=== SUPPLIED DATA ===
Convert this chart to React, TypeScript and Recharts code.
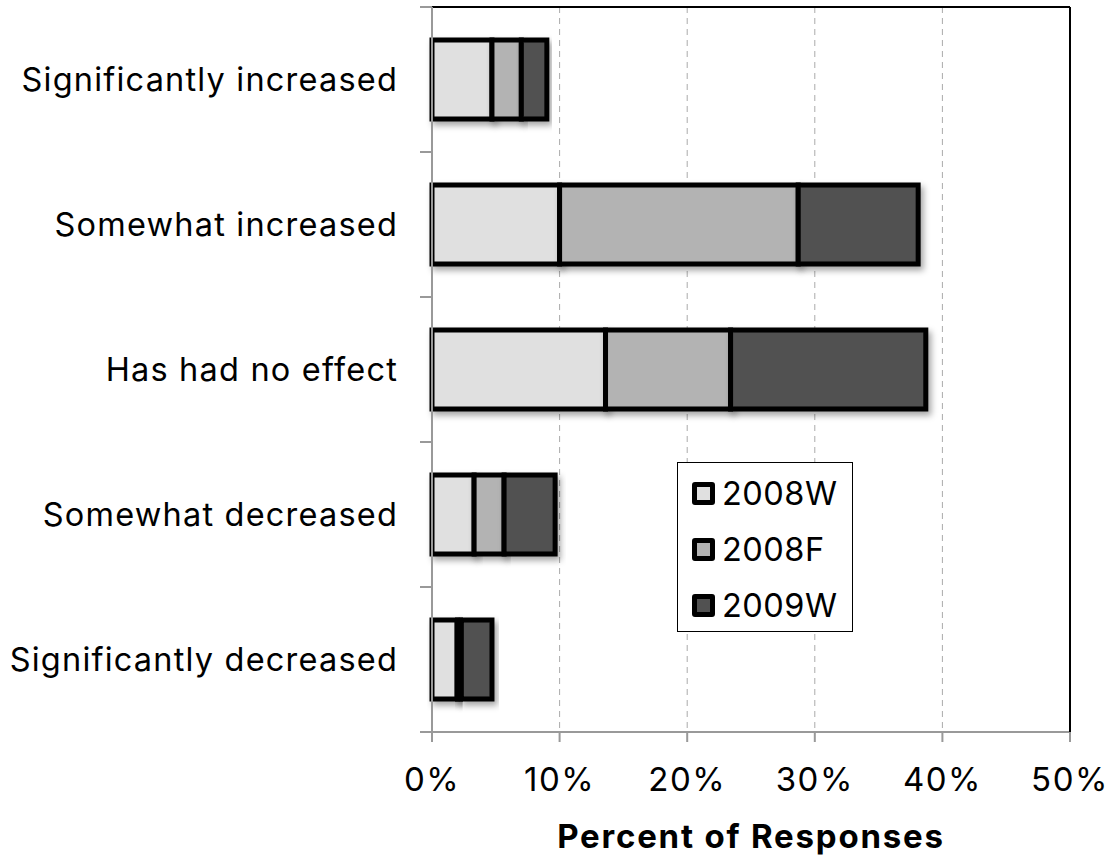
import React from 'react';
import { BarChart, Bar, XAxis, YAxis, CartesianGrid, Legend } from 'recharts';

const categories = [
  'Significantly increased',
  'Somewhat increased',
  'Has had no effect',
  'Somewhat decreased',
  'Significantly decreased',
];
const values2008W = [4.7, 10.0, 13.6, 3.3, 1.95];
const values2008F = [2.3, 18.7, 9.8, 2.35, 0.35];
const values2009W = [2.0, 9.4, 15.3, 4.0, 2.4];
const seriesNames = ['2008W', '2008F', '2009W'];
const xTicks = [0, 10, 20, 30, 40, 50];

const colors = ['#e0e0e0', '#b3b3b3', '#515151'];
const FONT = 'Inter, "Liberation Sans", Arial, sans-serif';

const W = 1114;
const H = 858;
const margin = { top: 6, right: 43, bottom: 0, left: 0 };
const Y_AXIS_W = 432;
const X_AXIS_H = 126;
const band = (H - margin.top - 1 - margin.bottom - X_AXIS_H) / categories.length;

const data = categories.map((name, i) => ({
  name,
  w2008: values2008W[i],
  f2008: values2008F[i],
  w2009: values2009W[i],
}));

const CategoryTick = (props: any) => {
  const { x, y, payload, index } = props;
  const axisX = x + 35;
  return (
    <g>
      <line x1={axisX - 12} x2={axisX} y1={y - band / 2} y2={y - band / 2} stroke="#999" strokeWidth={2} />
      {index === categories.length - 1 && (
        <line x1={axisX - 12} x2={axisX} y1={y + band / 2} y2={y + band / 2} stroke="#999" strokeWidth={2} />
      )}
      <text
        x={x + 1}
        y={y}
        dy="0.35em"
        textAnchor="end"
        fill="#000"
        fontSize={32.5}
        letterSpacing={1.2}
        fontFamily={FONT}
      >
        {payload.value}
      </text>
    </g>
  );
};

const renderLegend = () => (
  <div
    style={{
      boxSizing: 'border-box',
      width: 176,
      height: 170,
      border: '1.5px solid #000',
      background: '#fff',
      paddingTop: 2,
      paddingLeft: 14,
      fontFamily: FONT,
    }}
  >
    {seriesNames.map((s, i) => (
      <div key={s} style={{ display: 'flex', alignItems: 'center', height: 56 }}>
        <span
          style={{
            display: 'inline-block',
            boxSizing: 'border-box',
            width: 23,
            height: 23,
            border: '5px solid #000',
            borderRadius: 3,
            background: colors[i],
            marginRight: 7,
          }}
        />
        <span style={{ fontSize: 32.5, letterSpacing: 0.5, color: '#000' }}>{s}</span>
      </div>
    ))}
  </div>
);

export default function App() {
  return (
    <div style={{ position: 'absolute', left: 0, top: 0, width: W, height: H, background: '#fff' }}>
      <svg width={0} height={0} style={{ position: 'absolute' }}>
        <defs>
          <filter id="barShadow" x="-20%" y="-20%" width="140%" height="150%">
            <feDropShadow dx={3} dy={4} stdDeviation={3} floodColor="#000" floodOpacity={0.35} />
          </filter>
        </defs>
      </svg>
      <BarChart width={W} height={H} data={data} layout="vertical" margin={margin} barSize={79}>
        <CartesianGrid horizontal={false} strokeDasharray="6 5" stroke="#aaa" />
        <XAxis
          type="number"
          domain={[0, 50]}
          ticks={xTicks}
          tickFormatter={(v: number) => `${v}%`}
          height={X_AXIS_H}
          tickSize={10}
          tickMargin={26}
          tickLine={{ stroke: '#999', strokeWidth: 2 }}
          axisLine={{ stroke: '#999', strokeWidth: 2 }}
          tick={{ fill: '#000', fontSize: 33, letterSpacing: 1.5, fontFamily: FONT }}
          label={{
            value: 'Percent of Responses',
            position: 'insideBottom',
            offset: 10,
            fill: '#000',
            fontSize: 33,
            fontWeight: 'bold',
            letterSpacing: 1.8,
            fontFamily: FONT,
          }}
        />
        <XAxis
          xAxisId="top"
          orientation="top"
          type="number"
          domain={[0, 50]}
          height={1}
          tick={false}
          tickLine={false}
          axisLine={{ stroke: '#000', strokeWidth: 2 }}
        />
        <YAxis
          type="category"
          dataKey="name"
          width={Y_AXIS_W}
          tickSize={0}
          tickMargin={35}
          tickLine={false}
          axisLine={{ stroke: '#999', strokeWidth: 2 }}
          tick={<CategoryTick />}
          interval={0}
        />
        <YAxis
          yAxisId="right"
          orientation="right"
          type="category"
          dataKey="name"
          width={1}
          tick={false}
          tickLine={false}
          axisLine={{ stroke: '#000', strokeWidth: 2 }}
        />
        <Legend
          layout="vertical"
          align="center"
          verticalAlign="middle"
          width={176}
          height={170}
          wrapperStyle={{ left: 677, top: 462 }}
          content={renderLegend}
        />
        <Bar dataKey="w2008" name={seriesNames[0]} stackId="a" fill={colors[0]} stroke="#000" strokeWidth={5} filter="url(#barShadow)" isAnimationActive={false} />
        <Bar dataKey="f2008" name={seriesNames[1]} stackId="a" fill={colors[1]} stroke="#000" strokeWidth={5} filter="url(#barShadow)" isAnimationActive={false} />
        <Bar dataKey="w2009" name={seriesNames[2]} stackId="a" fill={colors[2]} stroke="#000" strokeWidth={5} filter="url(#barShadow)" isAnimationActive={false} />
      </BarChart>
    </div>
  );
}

=== TASK ===
Give the data above again in full and unchanged, skipping the pictures.

=== WRITTEN REPLY ===
Convert this chart to React, TypeScript and Recharts code.
import React from 'react';
import { BarChart, Bar, XAxis, YAxis, CartesianGrid, Legend } from 'recharts';

const categories = [
  'Significantly increased',
  'Somewhat increased',
  'Has had no effect',
  'Somewhat decreased',
  'Significantly decreased',
];
const values2008W = [4.7, 10.0, 13.6, 3.3, 1.95];
const values2008F = [2.3, 18.7, 9.8, 2.35, 0.35];
const values2009W = [2.0, 9.4, 15.3, 4.0, 2.4];
const seriesNames = ['2008W', '2008F', '2009W'];
const xTicks = [0, 10, 20, 30, 40, 50];

const colors = ['#e0e0e0', '#b3b3b3', '#515151'];
const FONT = 'Inter, "Liberation Sans", Arial, sans-serif';

const W = 1114;
const H = 858;
const margin = { top: 6, right: 43, bottom: 0, left: 0 };
const Y_AXIS_W = 432;
const X_AXIS_H = 126;
const band = (H - margin.top - 1 - margin.bottom - X_AXIS_H) / categories.length;

const data = categories.map((name, i) => ({
  name,
  w2008: values2008W[i],
  f2008: values2008F[i],
  w2009: values2009W[i],
}));

const CategoryTick = (props: any) => {
  const { x, y, payload, index } = props;
  const axisX = x + 35;
  return (
    <g>
      <line x1={axisX - 12} x2={axisX} y1={y - band / 2} y2={y - band / 2} stroke="#999" strokeWidth={2} />
      {index === categories.length - 1 && (
        <line x1={axisX - 12} x2={axisX} y1={y + band / 2} y2={y + band / 2} stroke="#999" strokeWidth={2} />
      )}
      <text
        x={x + 1}
        y={y}
        dy="0.35em"
        textAnchor="end"
        fill="#000"
        fontSize={32.5}
        letterSpacing={1.2}
        fontFamily={FONT}
      >
        {payload.value}
      </text>
    </g>
  );
};

const renderLegend = () => (
  <div
    style={{
      boxSizing: 'border-box',
      width: 176,
      height: 170,
      border: '1.5px solid #000',
      background: '#fff',
      paddingTop: 2,
      paddingLeft: 14,
      fontFamily: FONT,
    }}
  >
    {seriesNames.map((s, i) => (
      <div key={s} style={{ display: 'flex', alignItems: 'center', height: 56 }}>
        <span
          style={{
            display: 'inline-block',
            boxSizing: 'border-box',
            width: 23,
            height: 23,
            border: '5px solid #000',
            borderRadius: 3,
            background: colors[i],
            marginRight: 7,
          }}
        />
        <span style={{ fontSize: 32.5, letterSpacing: 0.5, color: '#000' }}>{s}</span>
      </div>
    ))}
  </div>
);

export default function App() {
  return (
    <div style={{ position: 'absolute', left: 0, top: 0, width: W, height: H, background: '#fff' }}>
      <svg width={0} height={0} style={{ position: 'absolute' }}>
        <defs>
          <filter id="barShadow" x="-20%" y="-20%" width="140%" height="150%">
            <feDropShadow dx={3} dy={4} stdDeviation={3} floodColor="#000" floodOpacity={0.35} />
          </filter>
        </defs>
      </svg>
      <BarChart width={W} height={H} data={data} layout="vertical" margin={margin} barSize={79}>
        <CartesianGrid horizontal={false} strokeDasharray="6 5" stroke="#aaa" />
        <XAxis
          type="number"
          domain={[0, 50]}
          ticks={xTicks}
          tickFormatter={(v: number) => `${v}%`}
          height={X_AXIS_H}
          tickSize={10}
          tickMargin={26}
          tickLine={{ stroke: '#999', strokeWidth: 2 }}
          axisLine={{ stroke: '#999', strokeWidth: 2 }}
          tick={{ fill: '#000', fontSize: 33, letterSpacing: 1.5, fontFamily: FONT }}
          label={{
            value: 'Percent of Responses',
            position: 'insideBottom',
            offset: 10,
            fill: '#000',
            fontSize: 33,
            fontWeight: 'bold',
            letterSpacing: 1.8,
            fontFamily: FONT,
          }}
        />
        <XAxis
          xAxisId="top"
          orientation="top"
          type="number"
          domain={[0, 50]}
          height={1}
          tick={false}
          tickLine={false}
          axisLine={{ stroke: '#000', strokeWidth: 2 }}
        />
        <YAxis
          type="category"
          dataKey="name"
          width={Y_AXIS_W}
          tickSize={0}
          tickMargin={35}
          tickLine={false}
          axisLine={{ stroke: '#999', strokeWidth: 2 }}
          tick={<CategoryTick />}
          interval={0}
        />
        <YAxis
          yAxisId="right"
          orientation="right"
          type="category"
          dataKey="name"
          width={1}
          tick={false}
          tickLine={false}
          axisLine={{ stroke: '#000', strokeWidth: 2 }}
        />
        <Legend
          layout="vertical"
          align="center"
          verticalAlign="middle"
          width={176}
          height={170}
          wrapperStyle={{ left: 677, top: 462 }}
          content={renderLegend}
        />
        <Bar dataKey="w2008" name={seriesNames[0]} stackId="a" fill={colors[0]} stroke="#000" strokeWidth={5} filter="url(#barShadow)" isAnimationActive={false} />
        <Bar dataKey="f2008" name={seriesNames[1]} stackId="a" fill={colors[1]} stroke="#000" strokeWidth={5} filter="url(#barShadow)" isAnimationActive={false} />
        <Bar dataKey="w2009" name={seriesNames[2]} stackId="a" fill={colors[2]} stroke="#000" strokeWidth={5} filter="url(#barShadow)" isAnimationActive={false} />
      </BarChart>
    </div>
  );
}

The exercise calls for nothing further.